Another great Stroganoff recipe.... Stroganoff Meatballs... and you can't have too many Stroganoff recipes... for sure.
This is a great weeknight meal... pretty quick and easy... the fat and cooking time is significantly less because the meatballs are baked not fried...and while they're baking you can make the sauce and the noodles...
I know this uses Campbell's Cream of Mushroom soup... while canned soups aren't everyone's favorite.. in some recipes they just work... and this is one of them... you can use the regular variety or the lower fat one.. they both work.
I have made this with Golden Mushroom soup when I started cooking and realized I was out of Cream of Mushroom soup...  the taste is a bit different but it is good... my suggestion... double the sour cream ... it will definitely make it more Stroganoff-like.
This recipes uses shallots... I like the lighter onion flavor.. you can substitute a medium-sized mild onion instead.
For those of you that don't cook with alcohol, you can leave out the sherry... but it does add a nice flavor.
This recipe feeds 3-4 depending if you have any other sides beside the noodles... it only uses 1 pound of ground beef... so think of it as 1/4 pound per person (like a burger would be).
I hope you try this delicious version of a truly great classic dish!

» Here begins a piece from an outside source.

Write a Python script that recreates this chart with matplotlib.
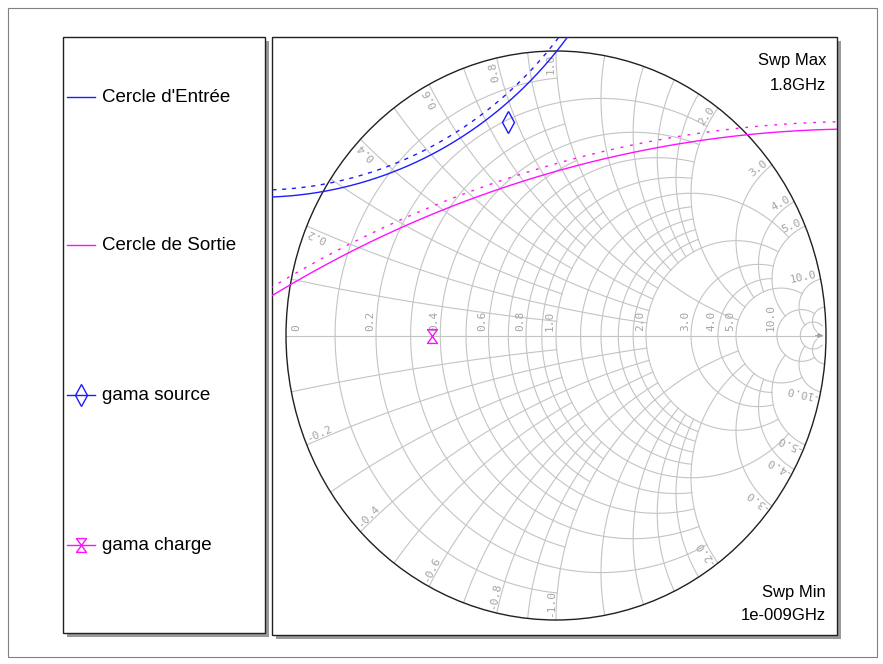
import numpy as np
import matplotlib.pyplot as plt
from matplotlib.patches import Rectangle, Ellipse
from matplotlib.path import Path

plt.rcParams['font.family'] = ['Liberation Sans', 'DejaVu Sans']

# legend entries
series_names = ["Cercle d'Entrée", "Cercle de Sortie", "gama source", "gama charge"]

# stability circles, centre / radius in the reflection-coefficient plane
in_center = [-1.1025, 1.932]
in_radius = 1.446
in_radius_side = 1.421      # dotted companion (unstable side)
out_center = [1.128, -3.621]
out_radius = 4.347
out_radius_side = 4.373

# matching points
gama_source = [-0.178, 0.750]
gama_charge = [-0.461, 0.0]

sweep_max = ["Swp Max", "1.8GHz"]
sweep_min = ["Swp Min", "1e-009GHz"]

# smith grid: (values, limit of the other coordinate)
r_grid = [([0.1, 0.3, 0.5, 0.7, 0.9], 1), ([0.2, 0.4, 0.6, 0.8], 2),
          ([1.2, 1.4, 1.6, 1.8], 2), ([1.0, 2.0, 3.0, 4.0], 5),
          ([5.0], 10), ([10.0], 20), ([20.0], 50)]
x_grid = r_grid
r_labels = [0, 0.2, 0.4, 0.6, 0.8, 1.0, 2.0, 3.0, 4.0, 5.0, 10.0]
x_labels = [0.2, 0.4, 0.6, 0.8, 1.0, 2.0, 3.0, 4.0, 5.0, 10.0]

GRID = '#c4c4c4'
LAB = '#a4a4a4'
BLUE = '#1c1cff'
MAG = '#ff10ff'
SX, SY = 270.0, 284.5       # pixels per unit of gamma (chart is slightly stretched)


def gamma(z):
    return (z - 1) / (z + 1)


def r_arc(r, xmax, n=1500):
    t = np.linspace(-np.arctan(xmax), np.arctan(xmax), n)
    g = gamma(r + 1j * np.tan(t))
    return g.real, g.imag


def x_arc(x, rmax, n=1500):
    t = np.linspace(0, np.arctan(rmax), n)
    g = gamma(np.tan(t) + 1j * x)
    return g.real, g.imag


def screen_angle(g):
    return np.degrees(np.arctan2(g.imag * SY, g.real * SX))


fig = plt.figure(figsize=(8.83, 6.64), dpi=100)

# background: frames and legend in pixel coordinates
bg = fig.add_axes([0, 0, 1, 1])
bg.set_xlim(0, 883)
bg.set_ylim(664, 0)
bg.axis('off')
bg.add_patch(Rectangle((8, 8), 869, 649, fill=False, ec='#808080', lw=0.8))
for x0, y0, w, h in [(63, 37, 202, 596), (272, 37, 565, 598)]:
    bg.add_patch(Rectangle((x0 + 4, y0 + 4), w, h, fc='#9a9a9a', ec='none'))
    bg.add_patch(Rectangle((x0, y0), w, h, fc='white', ec='#202020', lw=1.0))

hourglass = Path([(-0.36, 0.5), (0.36, 0.5), (-0.36, -0.5), (0.36, -0.5), (-0.36, 0.5)])
leg_y = [97, 245, 395, 545]
bg.plot([67, 95], [leg_y[0]] * 2, color=BLUE, lw=1)
bg.plot([67, 95], [leg_y[1]] * 2, color=MAG, lw=1)
bg.plot([67, 95], [leg_y[2]] * 2, color=BLUE, lw=1)
bg.plot([81], [leg_y[2]], marker='d', ms=11, mfc='none', mec=BLUE, mew=1)
bg.plot([67, 95], [leg_y[3]] * 2, color=MAG, lw=1)
bg.plot([81], [leg_y[3]], marker=hourglass, ms=10, mfc='none', mec=MAG, mew=1)
for name, y in zip(series_names, leg_y):
    bg.text(102, y, name, fontsize=13.5, va='center', ha='left')

# smith chart axes
ax = fig.add_axes([272 / 883, 29 / 664, 565 / 883, 598 / 664])
ax.set_xlim(-284 / SX, 281 / SX)
ax.set_ylim((335.5 - 635) / SY, (335.5 - 37) / SY)
ax.axis('off')

for vals, lim in r_grid:
    for r in vals:
        gx, gy = r_arc(r, lim)
        ax.plot(gx, gy, color=GRID, lw=0.8, zorder=1)
for vals, lim in x_grid:
    for x in vals:
        for s in (1, -1):
            gx, gy = x_arc(s * x, lim)
            ax.plot(gx, gy, color=GRID, lw=0.8, zorder=1)
ax.plot([-1, 0.985], [0, 0], color=GRID, lw=0.8, zorder=1)
ax.annotate('', xy=(1.0, 0), xytext=(0.95, 0),
            arrowprops=dict(arrowstyle='-|>', color='#a0a0a0', lw=0.6,
                            mutation_scale=8))
ax.add_patch(Ellipse((0, 0), 2, 2, fill=False, ec='#202020', lw=1.0, zorder=2))

# resistance labels along the real axis
lab_font = dict(fontsize=8, color=LAB, family='DejaVu Sans Mono')
for r in r_labels:
    g = (r - 1) / (r + 1)
    if r == 0:
        ax.text(g + 0.02, 0.015, '0', rotation=90, rotation_mode='anchor',
                ha='left', va='top', **lab_font)
    else:
        ax.text(g - 0.004, 0.015, f'{r:.1f}', rotation=90, rotation_mode='anchor',
                ha='left', va='bottom', **lab_font)

# reactance labels around the rim
for x in x_labels:
    for s in (1, -1):
        g = gamma(1j * s * x)
        th = screen_angle(g)
        p = g * 0.99
        if s > 0:
            ax.text(p.real, p.imag, f'{x:.1f}', rotation=th, rotation_mode='anchor',
                    ha='right', va='bottom', **lab_font)
        else:
            ax.text(p.real, p.imag, f'{-x:.1f}', rotation=th + 180, rotation_mode='anchor',
                    ha='left', va='bottom', **lab_font)

# stability circles
t = np.linspace(0, 2 * np.pi, 2000)
ax.plot(in_center[0] + in_radius * np.cos(t), in_center[1] + in_radius * np.sin(t),
        color=BLUE, lw=1, zorder=3)
ax.plot(in_center[0] + in_radius_side * np.cos(t), in_center[1] + in_radius_side * np.sin(t),
        color=BLUE, lw=1, ls=(0, (3, 4)), zorder=3)
ax.plot(out_center[0] + out_radius * np.cos(t), out_center[1] + out_radius * np.sin(t),
        color=MAG, lw=1, zorder=3)
ax.plot(out_center[0] + out_radius_side * np.cos(t), out_center[1] + out_radius_side * np.sin(t),
        color=MAG, lw=1, ls=(0, (2, 5)), zorder=3)

ax.plot(gama_source[0], gama_source[1], marker='d', ms=11, mfc='none', mec=BLUE, mew=1, zorder=4)
ax.plot(gama_charge[0], gama_charge[1], marker=hourglass, ms=10, mfc='none', mec=MAG, mew=1, zorder=4)

# sweep annotations
for i, s in enumerate(sweep_max):
    bg.text(826, 61 + 25 * i, s, ha='right', va='center', fontsize=12)
for i, s in enumerate(sweep_min):
    bg.text(826, 592 + 23 * i, s, ha='right', va='center', fontsize=12)

fig.savefig('out.png', dpi=100)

Recipe:  Stroganoff Meatballs
All you need:
1 pound very lean ground beef
4 large shallots, finely chopped and divided
2 tablespoons fresh parsley, chopped and divided
1/4 cup fine dry plain bread crumbs
2 teaspoons Worcestershire sauce, divided
1 teaspoon  garlic powder, divided
1/2 teaspoon onion powder
salt and pepper
2 tablespoons butter
1/2 cup beef broth
1/4 cup sherry
1/2 teaspoon paprika
1/4 cup sour cream
1 can Campbell's Cream of Mushroom Soup
1 pkg. (8 oz) fresh mushrooms, thickly sliced
All you need to do:
Preheat the oven to 400 degrees F.  Line a baking sheet with non-stick foil.
In a large bowl mix together the beef, 2 tablespoons of the chopped shallots, 1 tablespoon of the chopped parsley, 1 teaspoon of the Worcestershire sauce, 1/2 teaspoon garlic powder, onion powder, bread crumbs, a sprinkling of salt and pepper.  Form small meatballs ... a little smaller than a golf ball.. and place on the foil lined baking sheet.
Bake the meatballs for 20 minutes.
Meanwhile in a medium pot.. melt the butter over medium high heat.  Add the remaining shallots and cook for 2 minutes... taking care not to scorch them.. lower the heat a bit if necessary.  Add the sliced mushrooms and cook for about 5 minutes, stirring frequently.
Add the beef broth and sherry... then add the can of Cream of Mushroom soup... stir until well mixed.  Add the remaining teaspoon of Worcestershire sauce, 1/2 teaspoon garlic powder and paprika.  Stir well and cook until sauce is bubbly and mushrooms are soft.   Remove from the heat and stir in the sour cream... mix well.  Season with salt and pepper to taste.
Add the meatballs to the sauce when they are done baking... and cook over low-medium heat for about 5 minutes...
Serve over hot buttered noodles and sprinkle the remaining chopped parsley for garnish.


Unknown said...

I really enjoyed this recipe. I made the recipe exactly as written except made the meatballs smaller (bite sized). it was a hit with husband too!

Linda said...

Thanks Karen!

Glad you enjoyed it... thanks for stopping by!